Let’s talk about common mistakes quickly.

The first one is making the hiss too loud. If you’re constantly aware of it, it’s probably too high in the mix. The best version is the one you miss when it’s muted, but don’t obsess over while it’s playing.

The second mistake is leaving too much top end. That can make the whole track tiring. Use EQ Eight to tame that brightness if needed.

The third mistake is letting it fight the hats and snare tops. If the drum detail disappears, carve more space or lower the level.

The fourth is not automating it. Static noise gets boring fast. Movement is what makes it feel musical.

Now for a quick pro tip: reference the intro, not the whole song. This kind of effect is usually judged best in the first 8 to 16 bars, because that’s where it sets the mood.
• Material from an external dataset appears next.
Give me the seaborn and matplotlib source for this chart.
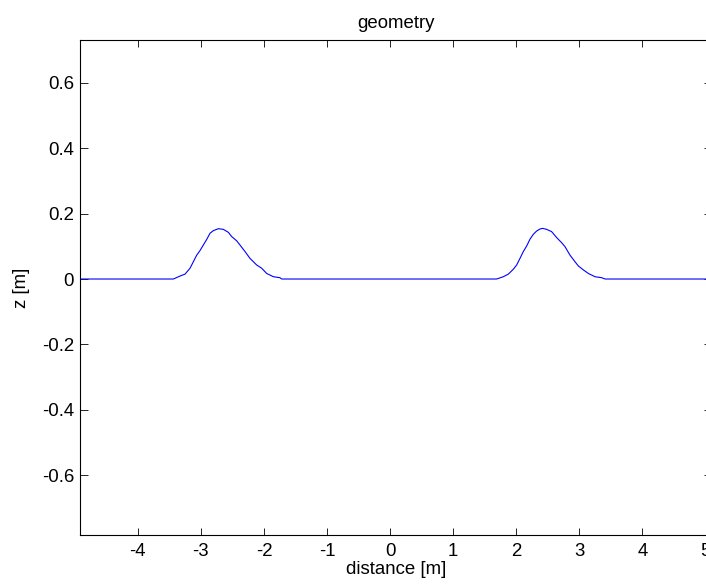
import matplotlib
matplotlib.use("Agg")
import matplotlib.pyplot as plt
import seaborn as sns
import pandas as pd

# ---- data ----
distance = [-4.92,
            -3.435, -3.330, -3.250, -3.171, -3.118, -3.065, -3.013, -2.960, -2.907,
            -2.854, -2.801, -2.722, -2.643, -2.564, -2.511, -2.432, -2.379, -2.299,
            -2.220, -2.167, -2.115, -2.035, -1.956, -1.850, -1.745, -1.718,
            1.690, 1.795, 1.875, 1.954, 2.007, 2.059, 2.112, 2.165, 2.218, 2.271,
            2.324, 2.376, 2.419, 2.482, 2.561, 2.640, 2.720, 2.773, 2.852, 2.931,
            2.984, 3.063, 3.143, 3.248, 3.354, 3.407,
            5.11]
z = [0.0,
     0.0, 0.009, 0.015, 0.033, 0.053, 0.073, 0.087, 0.104, 0.121,
     0.140, 0.148, 0.154, 0.152, 0.143, 0.130, 0.117, 0.104, 0.084,
     0.063, 0.053, 0.043, 0.033, 0.017, 0.007, 0.004, 0.0,
     0.0, 0.007, 0.015, 0.030, 0.043, 0.063, 0.084, 0.101, 0.122, 0.137,
     0.147, 0.153, 0.155, 0.152, 0.145, 0.127, 0.111, 0.099, 0.073, 0.053,
     0.040, 0.028, 0.017, 0.007, 0.004, 0.0,
     0.0]

xticks = [-4, -3, -2, -1, 0, 1, 2, 3, 4, 5]
xticklabels = ["-4", "-3", "-2", "-1", "0", "1", "2", "3", "4", "5"]
yticks = [-0.6, -0.4, -0.2, 0, 0.2, 0.4, 0.6]
yticklabels = ["-0.6", "-0.4", "-0.2", "0", "0.2", "0.4", "0.6"]

df = pd.DataFrame({"distance": distance, "z": z})

sns.set_style("white")
plt.rcParams["font.family"] = ["Liberation Sans", "DejaVu Sans"]
plt.rcParams["font.size"] = 13.4
plt.rcParams["text.color"] = "black"
plt.rcParams["axes.labelcolor"] = "black"
plt.rcParams["xtick.color"] = "black"
plt.rcParams["ytick.color"] = "black"

W, H = 706, 588
fig = plt.figure(figsize=(W / 100, H / 100), dpi=100)
left, right, top, bottom = 80, 712, 40, 535.3
ax = fig.add_axes([left / W, 1 - bottom / H, (right - left) / W, (bottom - top) / H])

sns.lineplot(data=df, x="distance", y="z", ax=ax, sort=False, estimator=None,
             color="#0000ff", linewidth=0.8)

ax.set_xlim(-4.915, 5.103)
ax.set_ylim(-0.7845, 0.7316)
ax.set_xticks(xticks)
ax.set_xticklabels(xticklabels)
ax.set_yticks(yticks)
ax.set_yticklabels(yticklabels)

for s in ax.spines.values():
    s.set_visible(True)
    s.set_color("black")
    s.set_linewidth(0.8)

ax.tick_params(axis="x", direction="in", length=4.7, width=0.6, top=True, bottom=True,
               pad=5.4, labelsize=13.4, colors="black")
ax.tick_params(axis="y", direction="in", length=5.8, width=0.6, left=True, right=True,
               pad=4.3, labelsize=13.4, colors="black")

ax.set_title("geometry", fontsize=13.4, pad=9, color="black")
ax.set_xlabel("distance [m]", fontsize=13.4, labelpad=1, color="black")
ax.set_ylabel("z [m]", fontsize=13.4, labelpad=8.6, color="black")
ax.grid(False)

fig.savefig("out.png", dpi=100)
If the intro feels like a real pirate-radio moment, you’ve done the job.

Once you like the sound, save the whole chain as a preset or put it in an Audio Effect Rack with macros. A few useful macros would be Hiss Level, Filter Open, Width, and Grit. That way you can reuse it for jungle intros, smoky rollers, dubplate breakdowns, and dark radio-style transitions without rebuilding it every time.

For homework, I want you to make three versions of this atmosphere. One cleaner pirate-radio version, one dusty cassette jungle version, and one wider, more worn broadcast roller version. Keep the low end fully removed in all of them, automate the filter in each, and audition them against a break and a bassline. The best one should make the track feel like it belongs in a real pirate-radio mix.

So that’s the move: build the hiss with stock Ableton devices, keep it filtered and controlled, add subtle movement and width, and automate it like part of the song. Do that right, and your intros and breakdowns will instantly feel more like proper jungle and oldskool DnB energy, and less like a clean demo.